- [WHAT TO DO]:
Working from the top of the listing below, retype each line through the line containing "(0,0) rectangle (1568,888);", both included, with no pictures.

-- Begin --

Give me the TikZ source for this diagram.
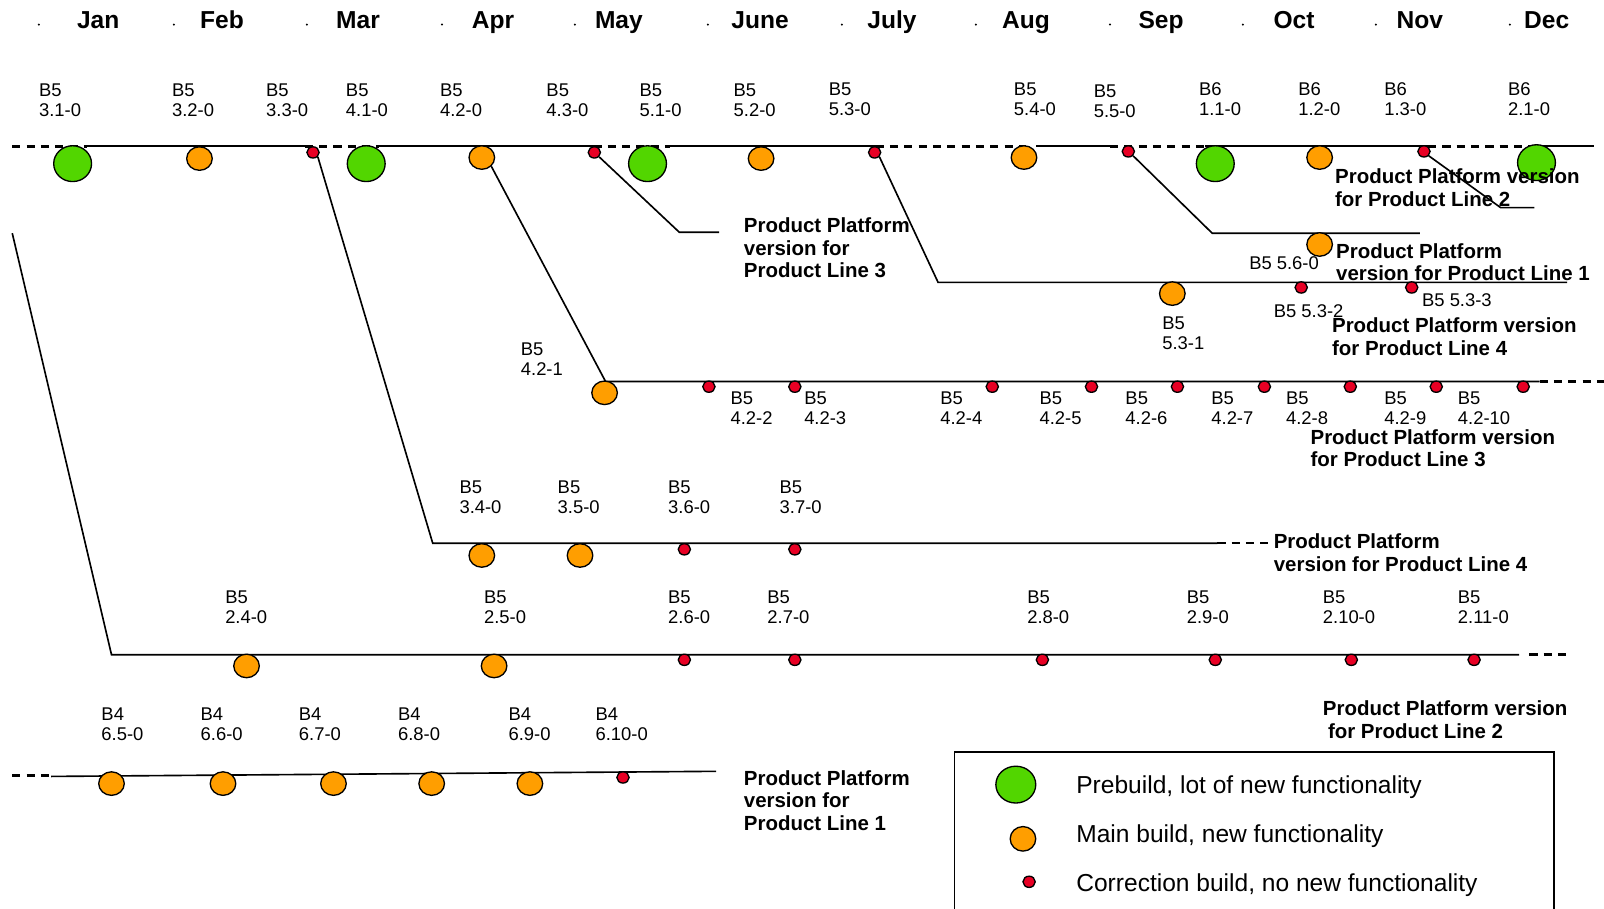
\documentclass[tikz,border=0pt]{standalone}
\usepackage{fontspec}
\setmainfont{Liberation Sans}
\usetikzlibrary{shapes.geometric}
\definecolor{pgreen}{RGB}{82,214,0}
\definecolor{porange}{RGB}{255,158,0}
\definecolor{pred}{RGB}{232,0,36}
\begin{document}
\begin{tikzpicture}[x=1pt,y=-1pt,
  build/.style={ellipse,draw=black,line width=1.3pt,inner sep=0pt},
  prebuild/.style={build,fill=pgreen,minimum width=37pt,minimum height=35pt},
  mainbuild/.style={build,fill=porange,minimum width=25pt,minimum height=23pt},
  corrbuild/.style={build,fill=pred,minimum width=12pt,minimum height=11pt},
  track/.style={line width=1.6pt},
  trackdash/.style={line width=2.4pt,dash pattern=on 8pt off 6pt},
  month/.style={font=\bfseries\fontsize{24}{26}\selectfont,anchor=base,inner sep=0pt},
  blabel/.style={font=\fontsize{18}{19.5}\selectfont,align=left,anchor=north west,inner sep=0pt},
  plabel/.style={font=\bfseries\fontsize{20}{22}\selectfont,align=left,anchor=north west,inner sep=0pt},
  legtext/.style={font=\fontsize{24}{26}\selectfont,anchor=base west,inner sep=0pt}]
\useasboundingbox (0,0) rectangle (1568,888);

% month header with tick dots
\foreach \m/\x/\d in {Jan/96/38,Feb/217/170,Mar/350/300,Apr/482/432,May/605/562,June/743/692,
  July/872/823,Aug/1003/954,Sep/1135/1085,Oct/1265/1215,Nov/1388/1345,Dec/1512/1476}{
  \node[month] (m-\m) at (\x,27.6) {\m};
  \fill (\d,24) circle (1.1pt);
}

% ---------- main track (B5/B6) ----------
\foreach \n/\x in {0/12,1/85,2/298,3/370,4/580,5/655,6/856,7/1003,8/1013,9/1085,10/1178,11/1396,12/1494,13/1558}
  \coordinate (t\n) at (\x,143);
\draw[trackdash] (t0) -- (t1);
\draw[track] (t1) -- (t2);
\draw[trackdash] (t2) -- (t3);
\draw[track] (t3) -- (t4);
\draw[trackdash] (t4) -- (t5);
\draw[track] (t5) -- (t6);
\draw[trackdash] (t6) -- (t7);
\draw[track] (t8) -- (t9);
\draw[trackdash] (t9) -- (t10);
\draw[track] (t10) -- (t11);
\draw[trackdash] (t11) -- (t12);
\draw[track] (t12) -- (t13);

% branch corners
\coordinate (k31) at (423,531);  \coordinate (k32) at (1190,531); \coordinate (k33) at (1242,531);
\coordinate (k41) at (592,373);  \coordinate (k42) at (1505,373); \coordinate (k43) at (1568,373);
\coordinate (k51) at (664,227);  \coordinate (k52) at (703,227);
\coordinate (k61) at (917,276);  \coordinate (k62) at (1532,276);
\coordinate (k71) at (1185,228); \coordinate (k72) at (1388,228);
\coordinate (k81) at (1467,203); \coordinate (k82) at (1500,203);
\coordinate (l0) at (12,228);    \coordinate (l1) at (109,640);
\coordinate (l2) at (1485,640);  \coordinate (l3) at (1495,640); \coordinate (l4) at (1532,640);
\coordinate (q0) at (12,758);    \coordinate (q1) at (50,758);
\coordinate (q2) at (50,759);    \coordinate (q3) at (700,754);

% builds on the main track
\node[prebuild]  (b31) at (71,160) {};
\node[mainbuild] (b32) at (195,155) {};
\node[corrbuild] (b33) at (306,149) {};
\node[prebuild]  (b41) at (358,160) {};
\node[mainbuild] (b42) at (471,154) {};
\node[corrbuild] (b43) at (581,149) {};
\node[prebuild]  (b51) at (633,160) {};
\node[mainbuild] (b52) at (744,155) {};
\node[corrbuild] (b53) at (855,149) {};
\node[mainbuild] (b54) at (1001,154) {};
\node[corrbuild] (b55) at (1103,148) {};
\node[prebuild]  (c11) at (1188,160) {};
\node[mainbuild] (c12) at (1290,154) {};
\node[corrbuild] (c13) at (1392,148) {};
\node[prebuild]  (c21) at (1502,159) {};

% branch lines
\draw[track] (b33.south east) -- (k31) -- (k32);
\draw[trackdash,line width=1.6pt] (k32) -- (k33);
\draw[track] (b42.south east) -- (k41) -- (k42);
\draw[trackdash] (k42) -- (k43);
\draw[track] (b43.south east) -- (k51) -- (k52);
\draw[track] (b53.south east) -- (k61) -- (k62);
\draw[track] (b55.south east) -- (k71) -- (k72);
\draw[track] (c13.south east) -- (k81) -- (k82);
\draw[track] (l0) -- (l1) -- (l2);
\draw[trackdash] (l3) -- (l4);
\draw[trackdash] (q0) -- (q1);
\draw[track] (q2) -- (q3);

% branch builds
\node[mainbuild] (b421) at (591,384) {};
\foreach \i/\x in {2/693,3/777,4/970,5/1067,6/1151,7/1236,8/1320,9/1404,10/1489}
  \node[corrbuild] (b42-\i) at (\x,378) {};
\node[mainbuild] (b34) at (471,543) {};
\node[mainbuild] (b35) at (567,543) {};
\node[corrbuild] (b36) at (669,537) {};
\node[corrbuild] (b37) at (777,537) {};
\node[mainbuild] (b531) at (1146,287) {};
\node[corrbuild] (b532) at (1272,281) {};
\node[corrbuild] (b533) at (1380,281) {};
\node[mainbuild] (b56) at (1290,239) {};
\node[mainbuild] (b24) at (241,651) {};
\node[mainbuild] (b25) at (483,651) {};
\foreach \i/\x in {6/669,7/777,8/1019,9/1188,10/1321,11/1441}
  \node[corrbuild] (b2-\i) at (\x,645) {};
\node[mainbuild] (a65) at (109,766) {};
\node[mainbuild] (a66) at (218,766) {};
\node[mainbuild] (a67) at (326,766) {};
\node[mainbuild] (a68) at (422,766) {};
\node[mainbuild] (a69) at (518,766) {};
\node[corrbuild] (a610) at (609,760) {};

% build labels
\foreach \v/\x/\y [count=\k] in {B5\\3.1-0/38/88, B5\\3.2-0/168/88, B5\\3.3-0/260/88, B5\\4.1-0/338/88,
  B5\\4.2-0/430/88, B5\\4.3-0/534/88, B5\\5.1-0/625/88, B5\\5.2-0/717/88, B5\\5.3-0/810/87,
  B5\\5.4-0/991/87, B5\\5.5-0/1069/89, B6\\1.1-0/1172/87, B6\\1.2-0/1269/87, B6\\1.3-0/1353/87,
  B6\\2.1-0/1474/87}
  \node[blabel] (lt\k) at (\x,\y-6.3) {\v};
\node[blabel] (l421) at (509,341-6.3) {B5\\4.2-1};
\foreach \v/\x [count=\k] in {4.2-2/714,4.2-3/786,4.2-4/919,4.2-5/1016,4.2-6/1100,4.2-7/1184,
  4.2-8/1257,4.2-9/1353,4.2-10/1425}
  \node[blabel] (lc\k) at (\x,389-6.3) {B5\\\v};
\foreach \v/\x [count=\k] in {3.4-0/449,3.5-0/545,3.6-0/653,3.7-0/762}
  \node[blabel] (ld\k) at (\x,476-6.3) {B5\\\v};
\foreach \v/\x [count=\k] in {2.4-0/220,2.5-0/473,2.6-0/653,2.7-0/750,2.8-0/1004,2.9-0/1160,
  2.10-0/1293,2.11-0/1425}
  \node[blabel] (le\k) at (\x,584-6.3) {B5\\\v};
\foreach \v/\x [count=\k] in {6.5-0/99,6.6-0/196,6.7-0/292,6.8-0/389,6.9-0/497,6.10-0/582}
  \node[blabel] (lf\k) at (\x,698-6.3) {B4\\\v};
\node[blabel] (l56) at (1221,257-6.3) {B5 5.6-0};
\node[blabel] (l532) at (1245,304-6.3) {B5 5.3-2};
\node[blabel] (l533) at (1390,293-6.3) {B5 5.3-3};
\node[blabel] (l531) at (1136,316-6.3) {B5\\5.3-1};

% product line captions
\node[plabel] (p3a) at (727,220-7.2) {Product Platform\\version for\\Product Line 3};
\node[plabel] (p2a) at (1305,172-7.2) {Product Platform version\\for Product Line 2};
\node[plabel] (p1a) at (1306,245-7.2) {Product Platform\\version for Product Line 1};
\node[plabel] (p4a) at (1302,318-7.2) {Product Platform version\\for Product Line 4};
\node[plabel] (p3b) at (1281,427-7.2) {Product Platform version\\for Product Line 3};
\node[plabel] (p4b) at (1245,529-7.2) {Product Platform\\version for Product Line 4};
\node[plabel] (p2b) at (1293,692-7.2) {Product Platform version\\\hspace*{5pt}for Product Line 2};
\node[plabel] (p1b) at (727,760-7.2) {Product Platform\\version for\\Product Line 1};

% legend
\draw[line width=1.8pt] (933,735) rectangle (1519,900);
\node[prebuild,minimum width=39pt,minimum height=36pt] (g1) at (993,767) {};
\node[mainbuild,minimum width=25pt,minimum height=24pt] (g2) at (1000,820) {};
\node[corrbuild] (g3) at (1006,862) {};
\node[legtext] (gt1) at (1052,767+8.6) {Prebuild, lot of new functionality};
\node[legtext] (gt2) at (1052,815+8.6) {Main build, new functionality};
\node[legtext] (gt3) at (1052,863+8.6) {Correction build, no new functionality};
\end{tikzpicture}
\end{document}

-- End --

- [ANSWER TO THIS TASK]:
Give me the TikZ source for this diagram.
\documentclass[tikz,border=0pt]{standalone}
\usepackage{fontspec}
\setmainfont{Liberation Sans}
\usetikzlibrary{shapes.geometric}
\definecolor{pgreen}{RGB}{82,214,0}
\definecolor{porange}{RGB}{255,158,0}
\definecolor{pred}{RGB}{232,0,36}
\begin{document}
\begin{tikzpicture}[x=1pt,y=-1pt,
  build/.style={ellipse,draw=black,line width=1.3pt,inner sep=0pt},
  prebuild/.style={build,fill=pgreen,minimum width=37pt,minimum height=35pt},
  mainbuild/.style={build,fill=porange,minimum width=25pt,minimum height=23pt},
  corrbuild/.style={build,fill=pred,minimum width=12pt,minimum height=11pt},
  track/.style={line width=1.6pt},
  trackdash/.style={line width=2.4pt,dash pattern=on 8pt off 6pt},
  month/.style={font=\bfseries\fontsize{24}{26}\selectfont,anchor=base,inner sep=0pt},
  blabel/.style={font=\fontsize{18}{19.5}\selectfont,align=left,anchor=north west,inner sep=0pt},
  plabel/.style={font=\bfseries\fontsize{20}{22}\selectfont,align=left,anchor=north west,inner sep=0pt},
  legtext/.style={font=\fontsize{24}{26}\selectfont,anchor=base west,inner sep=0pt}]
\useasboundingbox (0,0) rectangle (1568,888);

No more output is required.